We tested tCPA (target CPA bidding) in non-brand Alpha and Beta search campaigns to see what kind of effect bidding automation would have on sales and efficiency. We started with a 50/50 split of tCPA and manual bidding in each campaign experiment to determine whether automation was the right move for the account.

We saw mixed results between campaigns comparing tCPA to manual bidding; our Alpha campaigns doubled efficiency while the Beta efficiency was cut in half.

Below are the results of the U.S. non-brand Alpha campaign. As mentioned before, efficiency (as shown by conversion rate) doubled in the experiment, which started the week of 5/22:

This was an interesting test in that the campaign saw impression volume fluctuate week to week during and after the initial experiment; from this we presume that the algorithm had to make a lot of adjustments during the weeks we ran it. After two weeks, we saw enough of a boost in CVR to apply the experiment to the campaign on 6/1. In this case, we didn’t see volume increase; instead we saw efficiency double. The experiment was able to get the same amount of conversions for literally half the volume and cost.
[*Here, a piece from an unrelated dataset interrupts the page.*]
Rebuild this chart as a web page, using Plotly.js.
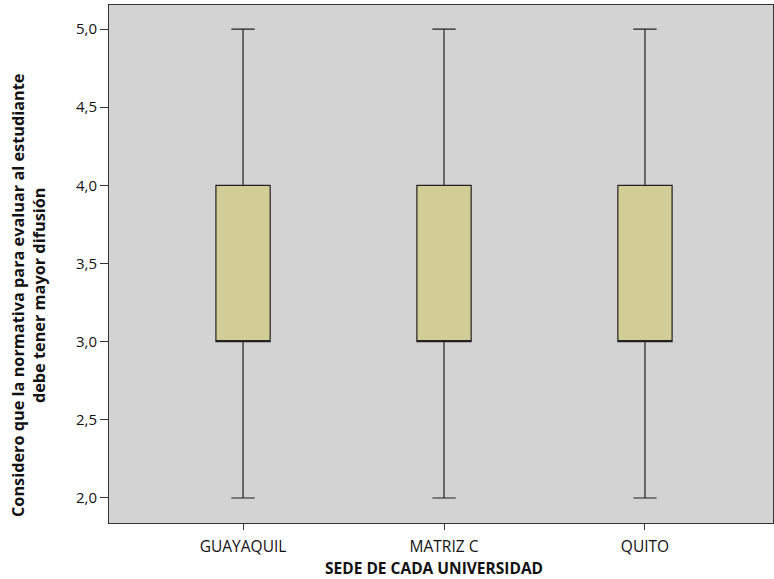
<!DOCTYPE html>
<html>
<head>
<meta charset="utf-8">
<script src="https://cdn.plot.ly/plotly-3.0.1.min.js"></script>
<style>html,body{margin:0;padding:0;background:#fff;}#chart{width:774px;height:579px;}</style>
</head>
<body>
<div id="chart"></div>
<script>
const categories = ["GUAYAQUIL", "MATRIZ C", "QUITO"];
const lowerWhisker = [2, 2, 2];
const q1Values = [3, 3, 3];
const medianValues = [3, 3, 3];
const q3Values = [4, 4, 4];
const upperWhisker = [5, 5, 5];
const yTickVals = [2.0, 2.5, 3.0, 3.5, 4.0, 4.5, 5.0];
const yTickText = ["2,0", "2,5", "3,0", "3,5", "4,0", "4,5", "5,0"];
const xTitle = "SEDE DE CADA UNIVERSIDAD";
const yTitle = "Considero que la normativa para evaluar al estudiante<br>debe tener mayor difusión";

const trace = {
  type: "box",
  x: categories,
  q1: q1Values,
  median: medianValues,
  q3: q3Values,
  lowerfence: lowerWhisker,
  upperfence: upperWhisker,
  fillcolor: "#d2cd97",
  line: {color: "#222222", width: 1.2},
  width: 0.27,
  whiskerwidth: 0.43,
  boxpoints: false,
  hoverinfo: "skip",
  showlegend: false
};

const font = "'Open Sans', 'Noto Sans', sans-serif";
const layout = {
  width: 774, height: 579,
  margin: {l: 109, r: 1, t: 5, b: 56},
  paper_bgcolor: "#ffffff",
  plot_bgcolor: "#d3d3d3",
  font: {family: font, size: 15, color: "#111"},
  xaxis: {
    type: "category",
    range: [-0.667, 2.637],
    showline: true, linecolor: "#333", linewidth: 1, mirror: true,
    ticks: "outside", ticklen: 6, tickcolor: "#333",
    ticklabelstandoff: 3,
    showgrid: false, zeroline: false,
    tickfont: {family: font, size: 15.5, color: "#111"},
    automargin: false
  },
  yaxis: {
    range: [1.84, 5.154],
    tickvals: yTickVals, ticktext: yTickText,
    showline: true, linecolor: "#333", linewidth: 1, mirror: true,
    ticks: "outside", ticklen: 8, tickcolor: "#333",
    showgrid: false, zeroline: false,
    tickfont: {family: font, size: 15, color: "#111"},
    automargin: false
  },
  annotations: [
    {text: "<b>" + xTitle + "</b>", xref: "paper", yref: "paper", x: 0.49, y: -0.087,
     xanchor: "center", yanchor: "middle", showarrow: false, borderpad: 0,
     font: {family: font, size: 15.5, color: "#111"}},
    {text: "<b>" + yTitle + "</b>", xref: "paper", yref: "paper", x: -0.122, y: 0.44,
     xanchor: "center", yanchor: "middle", showarrow: false, textangle: -90,
     font: {family: font, size: 16.3, color: "#111"}}
  ]
};

Plotly.newPlot("chart", [trace], layout, {displayModeBar: false, staticPlot: true});
</script>
</body>
</html>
This was a good result for the client at the time because our main KPI was ROAS.

The week of 6/12 saw a dip in CVR as we added new promotional copy to focus on a coming sale. The key callout is how the algorithm has worked to keep CVR trending slightly upward even through changes to the campaign.

Let’s look at when it didn’t work the way we wanted. Because of the positive results of the Alpha test, we decided to test tCPA in our Beta campaigns. The table below shows result of the test run 6/5 to 6/15:

In this case, the algorithm took the campaign and just ran with things. CPCs went up 80% over the control and never really backed down during the experiment. The result was CPA almost doubling, causing ROAS to be cut in half. In this case, the experiment more than doubled sales but at too great a cost. If the goal were to increase sales regardless of cost (wouldn’t that be nice?), the experiment would have been a success. But since efficiency was cut in half, we had to abandon the experiment. If we were to test this again, we would start with a lower tCPA than Google recommends and with a smaller split.


tCPA can work brilliantly, but it can also have a negative impact on your performance goals. Moral of the story, as usual: Test tCPA before you adopt it! In the case of the Alpha Experiment, it continues to work for us and is doing a great job of keeping the campaign close to performance targets.